**SHORT EXERCISE**
Pictures stay out of the copy. Repeat exactly the lines from the first entry below through the line that contains "from matplotlib.ticker import FuncFormatter", and nothing beyond.

------------------------------------

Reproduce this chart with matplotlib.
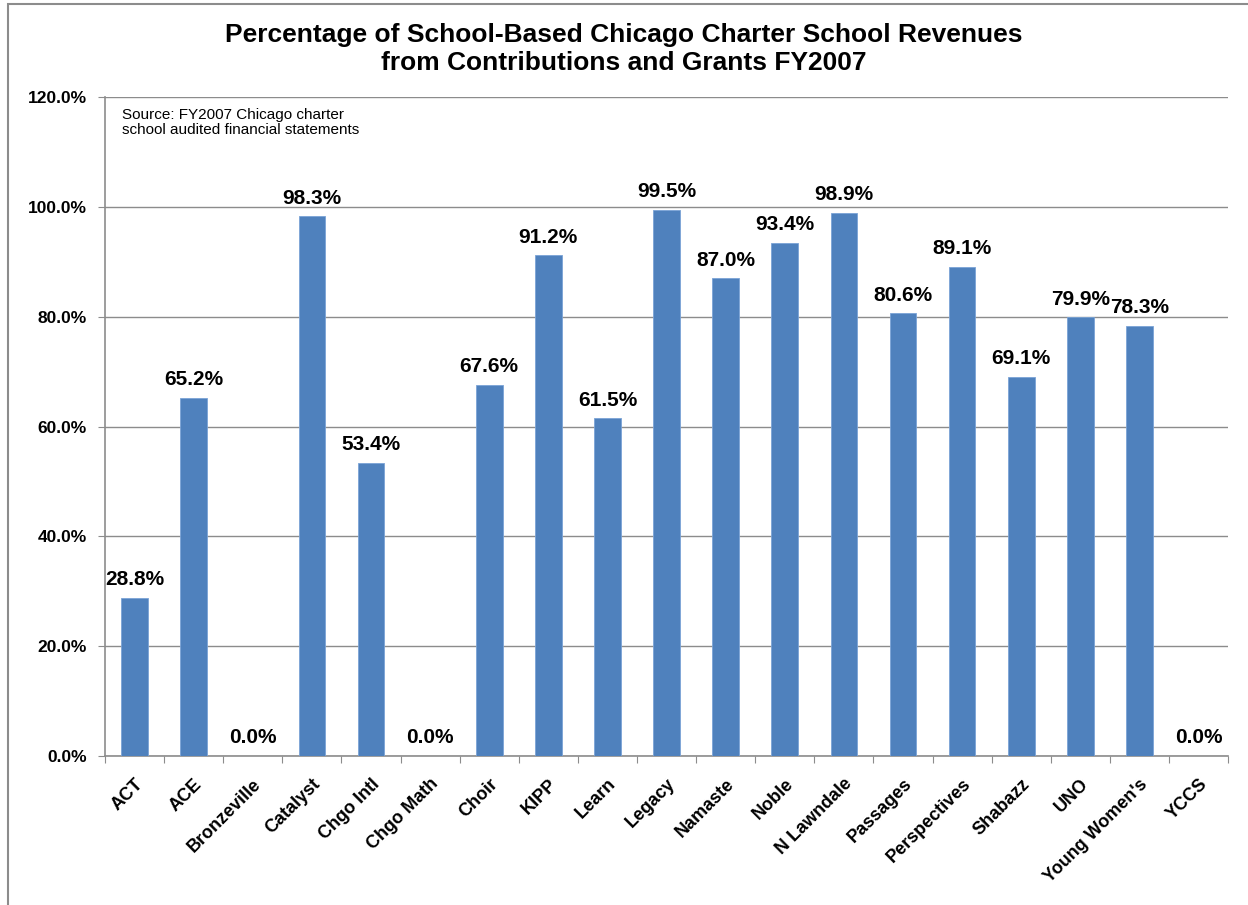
import matplotlib
matplotlib.use('Agg')
import matplotlib.pyplot as plt
from matplotlib.patches import Rectangle
from matplotlib.ticker import FuncFormatter

schools = ['ACT', 'ACE', 'Bronzeville', 'Catalyst', 'Chgo Intl', 'Chgo Math', 'Choir',
           'KIPP', 'Learn', 'Legacy', 'Namaste', 'Noble', 'N Lawndale', 'Passages',
           'Perspectives', 'Shabazz', 'UNO', "Young Women's", 'YCCS']
pct = [28.8, 65.2, 0.0, 98.3, 53.4, 0.0, 67.6, 91.2, 61.5, 99.5, 87.0, 93.4, 98.9,
       80.6, 89.1, 69.1, 79.9, 78.3, 0.0]

plt.rcParams['font.family'] = ['Liberation Sans', 'DejaVu Sans']

fig = plt.figure(figsize=(12.48, 9.05), dpi=100)
# outer chart frame, running off the right and bottom edges
fig.patches.append(Rectangle((8 / 1248, -0.1), 1.2, 1 - 4 / 905 + 0.1, transform=fig.transFigure,
                             fill=False, edgecolor='#8c8c8c', linewidth=1.5))
ax = fig.add_axes([0.0841, 0.1646, 0.9000, 0.7282])

x = list(range(len(schools)))
ax.bar(x, pct, width=0.45, color='#4F81BD', edgecolor='#7aa3d6', linewidth=0.6, zorder=3)
for xi, v in zip(x, pct):
    ax.text(xi, v + 2.3, f'{v:.1f}%', ha='center', va='baseline', fontsize=15, fontweight='bold')

ax.set_xlim(-0.5, len(schools) - 0.5)
ax.set_ylim(0, 120)
ax.set_yticks(range(0, 121, 20))
ax.yaxis.set_major_formatter(FuncFormatter(lambda v, p: f'{v:.1f}%'))
ax.yaxis.grid(True, color='#8c8c8c', linewidth=1, zorder=0)
ax.set_xticks([i - 0.5 for i in range(len(schools) + 1)], minor=False)
ax.set_xticklabels([])
ax.set_xticks(x, minor=True)
ax.set_xticklabels(schools, minor=True, rotation=45, ha='right', rotation_mode='anchor',
                   fontsize=13, fontweight='bold')
ax.tick_params(axis='x', which='minor', length=0, pad=14)
ax.tick_params(axis='x', which='major', length=5, color='#8c8c8c', direction='out')
ax.tick_params(axis='y', length=5, color='#8c8c8c', labelsize=12.5, pad=8)
for lbl in ax.get_yticklabels():
    lbl.set_fontweight('bold')
for s in ['top', 'right']:
    ax.spines[s].set_visible(False)
for s in ['left', 'bottom']:
    ax.spines[s].set_color('#8c8c8c')
    ax.spines[s].set_linewidth(1.2)

ax.text(0.015, 0.983, 'Source: FY2007 Chicago charter\nschool audited financial statements',
        transform=ax.transAxes, ha='left', va='top', fontsize=11, linespacing=1.05)

fig.text(0.5, 0.975, 'Percentage of School-Based Chicago Charter School Revenues\nfrom Contributions and Grants FY2007',
         ha='center', va='top', fontsize=19, fontweight='bold', linespacing=1.25)

fig.savefig('out.png', dpi=100)
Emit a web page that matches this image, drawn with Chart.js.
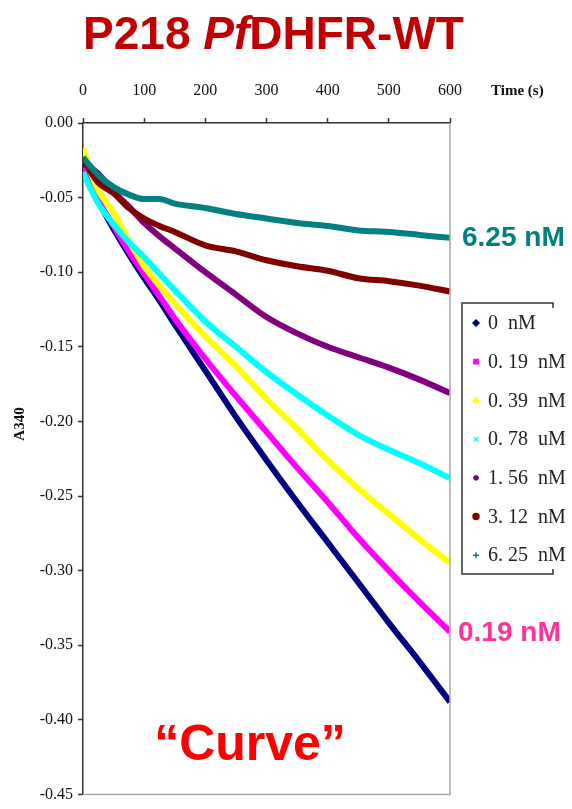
<!DOCTYPE html>
<html>
<head>
<meta charset="utf-8">
<script src="https://cdn.jsdelivr.net/npm/chart.js@4.4.0/dist/chart.umd.min.js"></script>
<style>
  html, body { margin: 0; padding: 0; background: #fff; }
  #wrap { position: relative; width: 572px; height: 809px; }
  #title {
    position: absolute; left: 0; top: 7px; width: 547px; text-align: center;
    font: bold 46px "Liberation Sans", Arial, sans-serif; line-height: 52px; color: #c00000;
    z-index: 2;
  }
  canvas { position: absolute; left: 0; top: 0; }
</style>
</head>
<body>
<div id="wrap">
  <div id="title">P218 <i>Pf</i>DHFR-WT</div>
  <canvas id="lineChart" width="572" height="809"></canvas>
</div>
<script>
"use strict";

// time points (s)
const times = [0, 10, 25, 50, 75, 100, 125, 150, 200, 250, 300, 350, 400, 450, 500, 550, 600];

// A340 readings for each inhibitor concentration
const nm_0    = [-0.025, -0.037, -0.052, -0.071, -0.088, -0.104, -0.119, -0.135, -0.166, -0.197, -0.226, -0.254, -0.281, -0.308, -0.335, -0.361, -0.388];
const nm_019  = [-0.030, -0.040, -0.052, -0.069, -0.086, -0.101, -0.116, -0.131, -0.158, -0.183, -0.207, -0.231, -0.254, -0.278, -0.300, -0.321, -0.341];
const nm_039  = [-0.017, -0.030, -0.045, -0.060, -0.079, -0.096, -0.109, -0.121, -0.143, -0.163, -0.185, -0.205, -0.226, -0.245, -0.262, -0.279, -0.295];
const nm_078  = [-0.033, -0.042, -0.054, -0.068, -0.080, -0.090, -0.101, -0.112, -0.133, -0.150, -0.167, -0.182, -0.196, -0.209, -0.219, -0.228, -0.238];
const nm_156  = [-0.025, -0.029, -0.034, -0.046, -0.056, -0.067, -0.076, -0.084, -0.100, -0.115, -0.130, -0.141, -0.150, -0.157, -0.164, -0.172, -0.181];
const nm_312  = [-0.023, -0.031, -0.040, -0.047, -0.057, -0.064, -0.069, -0.073, -0.082, -0.086, -0.092, -0.096, -0.099, -0.104, -0.106, -0.109, -0.113];
const nm_625  = [-0.023, -0.028, -0.035, -0.043, -0.048, -0.051, -0.051, -0.054, -0.057, -0.061, -0.064, -0.067, -0.069, -0.072, -0.073, -0.075, -0.077];

const legendLabels = ["0  nM", "0. 19  nM", "0. 39  nM", "0. 78  uM", "1. 56  nM", "3. 12  nM", "6. 25  nM"];
const yTicks = [0, -0.05, -0.10, -0.15, -0.20, -0.25, -0.30, -0.35, -0.40, -0.45];

const series = [nm_0, nm_019, nm_039, nm_078, nm_156, nm_312, nm_625];
const colors = ["#000080", "#ff00ff", "#ffff00", "#00ffff", "#800080", "#800000", "#008080"];
const marks = ["rectRot", "rect", "triangle", "crossRot", "star", "circle", "cross"];

const serif = '"Liberation Serif", "Times New Roman", serif';
const sans = '"Liberation Sans", Arial, sans-serif';

const extras = {
  id: "extras",
  afterDraw(chart) {
    const ctx = chart.ctx;
    const a = chart.chartArea;
    const ys = chart.scales.y;
    ctx.save();

    // grey right / bottom frame
    ctx.strokeStyle = "#a8a8a8";
    ctx.lineWidth = 1.5;
    ctx.beginPath();
    ctx.moveTo(a.right, a.top);
    ctx.lineTo(a.right, a.bottom);
    ctx.lineTo(a.left, a.bottom);
    ctx.stroke();

    // axis titles
    ctx.fillStyle = "#111";
    ctx.font = "bold 15px " + serif;
    ctx.textAlign = "left";
    ctx.textBaseline = "middle";
    ctx.fillText("Time (s)", 491, 91);
    ctx.save();
    ctx.translate(20, 424);
    ctx.rotate(-Math.PI / 2);
    ctx.textAlign = "center";
    ctx.fillText("A340", 0, 0);
    ctx.restore();

    // end labels
    ctx.font = "bold 28px " + sans;
    ctx.textAlign = "left";
    ctx.fillStyle = "#008080";
    ctx.fillText("6.25 nM", a.right + 12, ys.getPixelForValue(nm_625[nm_625.length - 1]));
    ctx.fillStyle = "#ff3399";
    ctx.fillText("0.19 nM", a.right + 8, ys.getPixelForValue(nm_019[nm_019.length - 1]) + 2);

    ctx.fillStyle = "#ff0000";
    ctx.font = "bold 50px " + sans;
    ctx.textAlign = "center";
    ctx.fillText("\u201cCurve\u201d", 250, 746);

    // legend box
    const lx = 462, top = 303, bot = 574, rx = 553;
    ctx.strokeStyle = "#333";
    ctx.lineWidth = 1.5;
    ctx.beginPath();
    ctx.moveTo(rx, top + 5);
    ctx.lineTo(rx, top);
    ctx.lineTo(lx, top);
    ctx.lineTo(lx, bot);
    ctx.lineTo(rx, bot);
    ctx.lineTo(rx, bot - 5);
    ctx.stroke();

    ctx.font = "20px " + serif;
    ctx.textAlign = "left";
    ctx.textBaseline = "middle";
    chart.data.datasets.forEach((ds, i) => {
      const y = 323 + i * 38.7;
      ctx.fillStyle = ds.borderColor;
      ctx.strokeStyle = ds.borderColor;
      Chart.helpers.drawPoint(ctx, { pointStyle: ds.pointStyle, radius: 3, rotation: 0, borderWidth: 1.5 }, 476, y);
      ctx.fillStyle = "#222";
      ctx.fillText(ds.label, 488, y + 1);
    });

    ctx.restore();
  },
};

const datasets = series.map((vals, i) => ({
  label: legendLabels[i],
  data: times.map((t, k) => ({ x: t, y: vals[k] })),
  borderColor: colors[i],
  backgroundColor: colors[i],
  pointStyle: marks[i],
  pointRadius: 0,
  borderWidth: 6,
  fill: false,
  cubicInterpolationMode: "monotone",
  order: series.length - i,
}));

let ctx = document.getElementById("lineChart").getContext("2d");

let myLineChart = new Chart(ctx, {
  type: "line",
  data: { datasets: datasets },
  options: {
    responsive: false,
    animation: false,
    devicePixelRatio: 1,
    layout: { padding: { left: 0, right: 122, top: 0, bottom: 11 } },
    plugins: { legend: { display: false }, tooltip: { enabled: false } },
    scales: {
      x: {
        type: "linear",
        position: "top",
        min: 0,
        max: 600,
        ticks: { stepSize: 100, color: "#111", font: { family: serif, size: 16 }, padding: 18, maxRotation: 0 },
        grid: { drawOnChartArea: false, tickLength: 5, tickColor: "#333", tickWidth: 1.5 },
        border: { color: "#333", width: 1.5 },
        afterFit: (s) => { s.height = 123; },
      },
      y: {
        min: -0.45,
        max: 0,
        afterBuildTicks: (s) => { s.ticks = yTicks.map((v) => ({ value: v })); },
        ticks: { color: "#111", font: { family: serif, size: 16 }, padding: 5, callback: (v) => v.toFixed(2) },
        grid: { drawOnChartArea: false, tickLength: 5, tickColor: "#333", tickWidth: 1.5 },
        border: { color: "#333", width: 1.5 },
        afterFit: (s) => { s.width = 83; },
      },
    },
  },
  plugins: [extras],
});
</script>
</body>
</html>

------------------------------------

**FULL SOLUTION**
Reproduce this chart with matplotlib.
import matplotlib
matplotlib.use('Agg')
import matplotlib.pyplot as plt
from matplotlib.patches import Rectangle
from matplotlib.ticker import FuncFormatter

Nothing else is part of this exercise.